Delhi has become progressively congested due to an increased reliance on private vehicles and as a result of its position as a seamless city with the inflow of traffic from rapidly growing towns in neighboring states. Additional time spent in traffic also has consequences for air quality due to increased idling emissions and has led to the reversal of air quality gains that the city had previously achieved through effective pollution control measures.
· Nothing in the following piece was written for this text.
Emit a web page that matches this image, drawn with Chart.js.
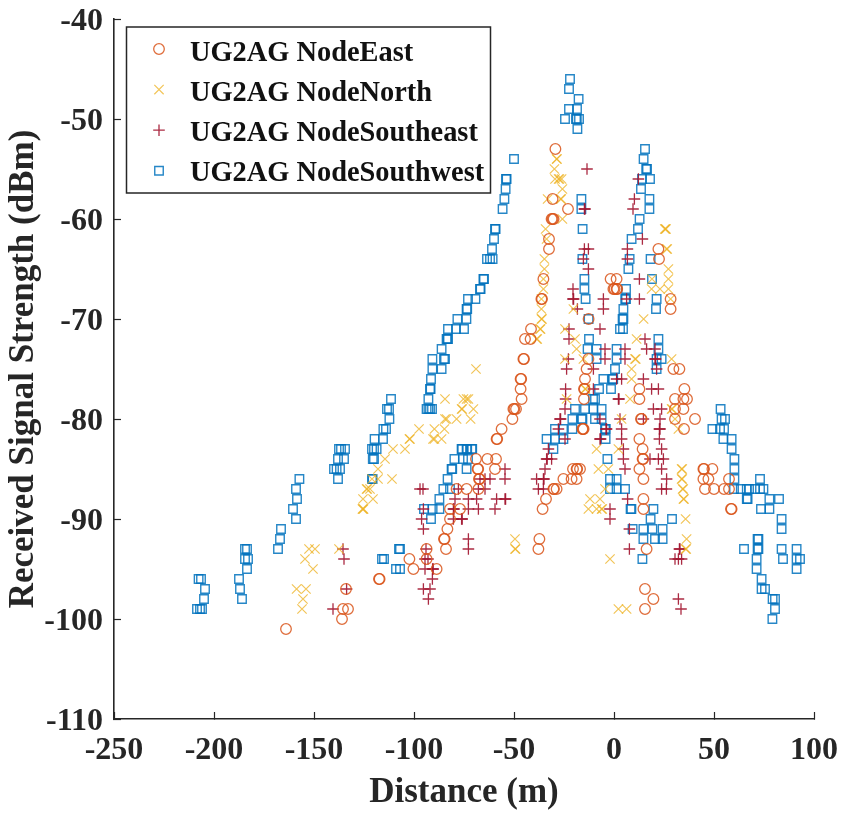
<!DOCTYPE html>
<html>
<head>
<meta charset="utf-8">
<style>
html,body{margin:0;padding:0;background:#fff;width:845px;height:815px;overflow:hidden}
canvas{display:block;filter:blur(0.35px)}
</style>
<script src="https://cdn.jsdelivr.net/npm/chart.js@4"></script>
</head>
<body>
<canvas id="c" width="845" height="815"></canvas>
<script>
const xTicks=[-250,-200,-150,-100,-50,0,50,100];
const yTicks=[-110,-100,-90,-80,-70,-60,-50,-40];
const seriesNames=["UG2AG NodeEast","UG2AG NodeNorth","UG2AG NodeSoutheast","UG2AG NodeSouthwest"];
// each row: [received signal strength, [distances]]
const nodeEast=[
[-53,[-29.3]],[-58,[-30.7]],[-59,[-23]],[-60,[-30.7,-30.2,-31.2]],[-62,[-32.5]],[-63,[-32.5,22.2]],[-64,[22.5]],
[-66,[-35.3,-1.7,1.3]],[-67,[-0.3,0.3,1.3,1.6]],[-68,[-36.3,-36,28.3]],[-69,[28.3]],[-70,[-12.7]],[-71,[-41.5]],
[-72,[-44.5,-41.7]],[-74,[-45.3,-45,-12.8]],[-75,[-13.7,29.7,32.7]],[-76,[-46.7,-46.4,-14.5]],[-77,[-46.7,-15,-14.7,12.7,35.2]],
[-78,[-46.2,-15,12.7,30.5,34.7,36.5]],[-79,[-50.3,-49.8,-49,30.5,34.7]],[-80,[-50.8,13.5,13.8,30.5,40.5]],[-81,[-56.2,-15.8,-15.5,-15.2,35]],
[-82,[-58.7,-58.4,12.7]],[-83,[14.3]],[-84,[-69,-63.3,-59,14.3,14.6]],[-85,[-68.2,-67.9,-59.5,-20.5,-18.7,-18.4,-17,12.7,44.7,45,49.2]],
[-86,[-67.5,-67.2,-25.3,-21.2,-18.7,14.7,44.7,47.2,57.5]],[-87,[-78.7,-73.7,-67.8,-30.3,-30,-28.7,45.5,50,55,57.5]],[-88,[-34,14.7]],
[-89,[-82,-77,-35.7,14.7,58.5,58.8]],[-90,[-82]],[-91,[-83.3]],[-92,[-85,-84.7,-37.3]],[-93,[-93.7,-84,-37.8,16.3]],[-94,[-102.3,-93.7]],
[-95,[-100.3,-88.7]],[-96,[-117.5,-117.2]],[-97,[-134,15.5]],[-98,[19.7]],[-99,[-135.5,-133,15.5]],[-100,[-136]],[-101,[-164]]
];
const nodeNorth=[
[-54,[-28.7,-28.5]],[-55,[-29.8]],[-56,[-29.5,-27.7,-26.2,-27.3]],[-57,[-25.8]],[-58,[-33.2,-26.7,-26.4]],[-60,[-25.8]],[-61,[-34.2,25.7,25.4,26]],
[-62,[-33.7]],[-63,[26.3,26.6]],[-64,[-34.8]],[-65,[-34.8,27.2]],[-66,[-35.3,19,27.2]],[-67,[-35.3,18.8,23,27.2]],[-68,[-36.3,28.3]],[-69,[-36.3,-20.3]],
[-70,[-36.3,-36,14.8]],[-71,[-37,-36.7,-24.5]],[-72,[-38.7,-38.4,-19.5,11.3]],[-73,[-18.7]],[-74,[-24.5,-15.3,10.5,10.9,28.8]],[-75,[-69,8.8]],[-76,[8.8]],
[-77,[-14.5,-14.2]],[-78,[-84.5,-75.3,-73.7,-72.8,-23.7,8]],[-79,[-76.2,-75.9,-70.3,28.8,29.1]],[-80,[-84.5,-83.7,-78.7,-71.7,3.8,30.5]],
[-81,[-97.5,-89.8,-84.8,32.2]],[-82,[-102.3,-102,-90.5,-89.8,-86.2]],[-83,[-110.5,-104.5,-8.7,2.2]],[-84,[-114.5]],[-85,[-118,-7.8,-2.8,33.8,34.1]],
[-86,[-121,-118,-111,33.8,34.1]],[-87,[-123.7,-123.4,-122,-4.5,34.3,34.6]],[-88,[-125.5,-120.5,-12,-7,34.7,35]],[-89,[-125.5,-125.2,-125.8,-12.8,-8.7,-6.2,-5.9]],
[-90,[35.8]],[-92,[-49.5,36.3]],[-93,[-152.5,-149.5,-137.5,-49.5,-49.2,35.8,36.1]],[-94,[-154.5,-2]],[-95,[-150.5]],[-97,[-158.7,-154]],[-98,[-155.5]],[-99,[-156,2.2,6.3]]
];
const nodeSoutheast=[
[-55,[-13.5]],[-56,[12.2]],[-58,[10.2]],[-59,[9.5,-14.8,-14.5]],[-62,[14.2]],[-63,[-14.8,-12.8,6.7]],[-64,[-15.3,6.7]],[-65,[-12.8]],[-66,[12.7]],
[-67,[-20.5]],[-68,[-20.5,-20.2,-5.3,6.3,12.7]],[-69,[-18.3,-5.3]],[-71,[-22.5,-7]],[-72,[-22.5,15.5]],[-73,[-4.5,5.5,16.3,20.5]],[-74,[-22.8,-4.5,5.5,20.5,20.8]],
[-75,[-23.7,-10.3,21.3]],[-76,[1.3,3.8,14.7]],[-77,[-24.2,-10.3,18.8,22.2]],[-78,[-24.2,2.2,2.5]],[-79,[-24.5,19.7,23.8]],[-80,[-27,-26.7,-7,3,14.7,23]],
[-81,[-27.8,-4,-3.7,3.8,22.7,23]],[-82,[-24.5,-7,-6.7,3.8,22.7]],[-83,[-32.8,4.7,23.8]],[-84,[-33.7,-33.4,-31.2,4.7,18,22.2,24.7]],[-85,[-54.5,-34.5,5.5,23.8]],
[-86,[-67,-64.5,-62,-54.5,-38.7,-35.3,-35,26.3]],[-87,[-97,-95.5,-77.8,-67.8,-64.5,-37.8,-35.3,23.8,26.2]],[-88,[-79.5,-72.8,-68.7,-58.7,-54.5,-54.2,6.8]],
[-89,[-95.3,-80.3,-80,-72.8,-67.8,-59.5,-2]],[-90,[-96.2,-80.3,-76.2,-75.9,-2]],[-91,[-95.3,7.7]],[-92,[-72.8]],[-93,[-135.5,-94,-72.8,7.7,32.7,33]],
[-94,[-135,-94.5,-93,30.5,32.2,33.8]],[-95,[-94.5,-90.7,-90.4]],[-96,[-90.8]],[-97,[-133.7,-95.3,-92]],[-98,[-92.8,32.2]],[-99,[-140.5,33.5]]
];
const nodeSouthwest=[
[-46,[-22]],[-47,[-22.5]],[-48,[-17.7]],[-49,[-22.5,-18.5]],[-50,[-24.5,-19,-18.6,-17.5]],[-51,[-18.3]],[-53,[15.5]],[-54,[-50,14.8]],[-55,[16.5,16.1]],
[-56,[-54,-53.7,14,18]],[-57,[-54.2,13.5]],[-58,[-54.8,-16.3,17.7]],[-59,[-55.7,-16.3,17.7]],[-60,[12.8]],[-61,[-59.5,-59.2,-15.7,12]],[-62,[-60,8.8]],[-63,[-61]],
[-64,[-63.5,-62,-60.7,-15.8,7.8,18.3]],[-65,[7.2]],[-66,[-65.3,-65,-14.8,19]],[-67,[-67,-66.7,-14.8,6]],[-68,[-73,-69.3,-14.2,6,5.6,21.3]],[-69,[-73.7,-73.4,4.7,21]],
[-70,[-78.3,-73.8,-12.7,4.3,4.7]],[-71,[-83,-79,-75,3,4.5]],[-72,[-83.7,-83.3,-83,-12.5,22.2]],[-73,[-86.2,-13.2,-8.7,1.3,22.2]],[-74,[-90.8,-85,-84.5,-8.7,1.3,21.3,23.8]],
[-75,[-90.8,-86.2,0.5,21.3]],[-76,[-91.5,-5.3,-0.7,-0.4]],[-77,[-92,-91.7,-7.5,-1.5]],[-78,[-111.5,-92.8,-10.5,-9.5]],
[-79,[-113.5,-112.5,-93.7,-92.8,-92,-91,-19.5,-14.5,-10.3,-6.2,53.3]],[-80,[-112.3,-20.8,-16.2,-15.8,-9.5,-6.2,53.8,55.5]],[-81,[-115.3,-114,-29.5,-25.5,-20.8,-4.5,-4.1,49.2,53,55]],
[-82,[-119.7,-115.5,-33.7,-29.5,-25.3,-4.2,54.7,58.8]],[-83,[-137.5,-136.5,-134.5,-121,-120,-118.7,-76.2,-75.9,-73.7,-73.4,-71.2,-70.9,-30.3,58.8]],
[-84,[-138,-135,-120.6,-120,-79.8,-75.5,-73,-3.3,60.2]],[-85,[-140,-138.7,-137,-81.2,-80.9,-73.7,60.2]],[-86,[-157.3,-138,-121,-120.7,-83.2,-2,1.3,60.2,73]],
[-87,[-159,-85.3,-82,-2,1.3,5.5,60,63.4,66.4,67.5,70.5,73,74.7]],[-88,[-158.5,-87.3,66.4,66.8,77.7,82.5]],[-89,[-160.5,-95,-90.7,-87.3,8.3,8.7,19.7,73.5,77.7]],
[-90,[-159,-91.5,18.3,29,83.8]],[-91,[-166.5,9.3,14.7,19.2,24.3,83.8]],[-92,[-167,14.7,20.5,24.3,71.8,72.2]],[-93,[-184.5,-183.5,-168,-107.5,-107,65,71.8,72.2,83.8,91.3]],
[-94,[-184.5,-183,-116,-115,14.2,71.3,84.5,91.3,93]],[-95,[-183.5,-109,-107,71.3,91.3]],[-96,[-207.7,-206.5,-187.5,73.8]],[-97,[-204.5,-187,73.8,75.5]],[-98,[-205,-186,79.3,80.5]],
[-99,[-208.5,-207,-206,80.5]],[-100,[79.2]]
];
const expand=rows=>rows.flatMap(([y,xs])=>xs.map(x=>({x,y})));
const serif='"Liberation Serif","Times New Roman",serif';
const ink='#262626';
const mk=(i,rows,color,style,r,w)=>({label:seriesNames[i],data:expand(rows),showLine:false,pointStyle:style,pointRadius:r,pointHoverRadius:r,pointBorderWidth:w,pointBorderColor:color,pointBackgroundColor:'transparent',borderColor:color,backgroundColor:'transparent',clip:false});
const legendBox={
  id:'legendBox',
  afterDraw(chart){
    const c=chart.ctx;
    c.save();
    c.fillStyle='#fff';c.strokeStyle=ink;c.lineWidth=1.5;
    c.fillRect(126.5,27,364,166);c.strokeRect(126.5,27,364,166);
    c.font='bold 28.4px '+serif;c.textAlign='left';c.textBaseline='middle';
    chart.data.datasets.forEach((d,i)=>{
      c.fillStyle='#111';c.fillText(d.label,190,53.5+i*40);
      c.fillStyle='rgba(0,0,0,0)';
      c.strokeStyle=d.pointBorderColor;c.lineWidth=d.pointBorderWidth;
      Chart.helpers.drawPoint(c,{pointStyle:d.pointStyle,radius:d.pointRadius,rotation:0,borderWidth:d.pointBorderWidth},159,49+i*40.6);
    });
    c.restore();
  }
};
const noPad=s=>{s.paddingLeft=s.paddingRight=s.paddingTop=s.paddingBottom=0};
const scaleOpts=(min,max,ticks,title,pad,extra)=>Object.assign({
  type:'linear',min,max,
  afterBuildTicks(a){a.ticks=ticks.map(v=>({value:v}))},
  border:{display:true,color:ink,width:1.6},
  grid:{drawOnChartArea:false,drawTicks:true,tickLength:-7,tickColor:ink,tickWidth:1.2},
  title:{display:true,text:title,color:ink,padding:pad,font:{family:serif,weight:'bold',size:35}}
},extra);
new Chart(document.getElementById('c'),{
  type:'scatter',
  data:{datasets:[
    mk(0,nodeEast,'rgba(217,83,25,0.85)','circle',5.3,1.3),
    mk(1,nodeNorth,'rgba(237,177,32,0.75)','crossRot',6.6,1.2),
    mk(2,nodeSoutheast,'rgba(162,20,47,0.9)','cross',5.8,1.3),
    mk(3,nodeSouthwest,'rgba(0,114,189,0.85)','rect',6,1.4)
  ]},
  options:{
    responsive:false,animation:false,
    layout:{padding:{left:0,top:19,right:31,bottom:0}},
    plugins:{legend:{display:false},tooltip:{enabled:false}},
    scales:{
      x:scaleOpts(-250,100,xTicks,'Distance (m)',{top:4,bottom:1},{
        position:'bottom',
        ticks:{color:ink,maxRotation:0,autoSkip:false,padding:20,font:{family:serif,weight:'bold',size:32}},
        afterFit(s){s.height=96;noPad(s)}
      }),
      y:scaleOpts(-110,-40,yTicks,'Received Signal Strength (dBm)',{top:3,bottom:4},{
        position:'left',
        ticks:{color:ink,autoSkip:false,padding:18,labelOffset:3,font:{family:serif,weight:'bold',size:32}},
        afterFit(s){s.width=114;noPad(s)}
      })
    }
  },
  plugins:[legendBox]
});
</script>
</body>
</html>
Therefore, it is necessary to target vehicular pollution through policies aimed at reducing the proliferation of vehicles in the National Capital Territory. EPIC India aims to study whether behavioral nudges/financial disincentives can allow drivers to internalize their marginal contribution to pollution/congestion and therefore result in changing driving behaviors. Researchers have proposed a congestion and pollution management framework to alleviate adverse implications from the transport sector – the High Pollution Early Warning System (HPEWS). HPEWS will essentially target driving behaviors and is an untapped and cost-effective transportation strategy with the potential to limit the usage of private vehicles, shift trips to off-peak times, smoothen traffic flow, and reduce air pollution. Additionally, HPEWS promotes long-term behavioral changes by incentivizing drivers to internalize their marginal contributions towards congestion and pollution.

HPEWS will be implemented at 13 peripheral locations of Delhi and will eventually be scaled up internally at congestion and pollution hotspots in the capital city. HPEWS infrastructure will target drivers through information-based as well as price-based nudges to encourage shifts to lower pollution times. This framework is dynamic because prices can be raised, lowered, or set at zero in a fully flexible manner. They can vary by vehicle type, across days, and across hours within the day. This makes the congestion and pollution management framework dramatically more flexible than prior transportation policy such as the Odd-Even scheme that have been shown to reduce pollution but are hard to implement quickly and involve significant inconvenience and inflexibility for the public.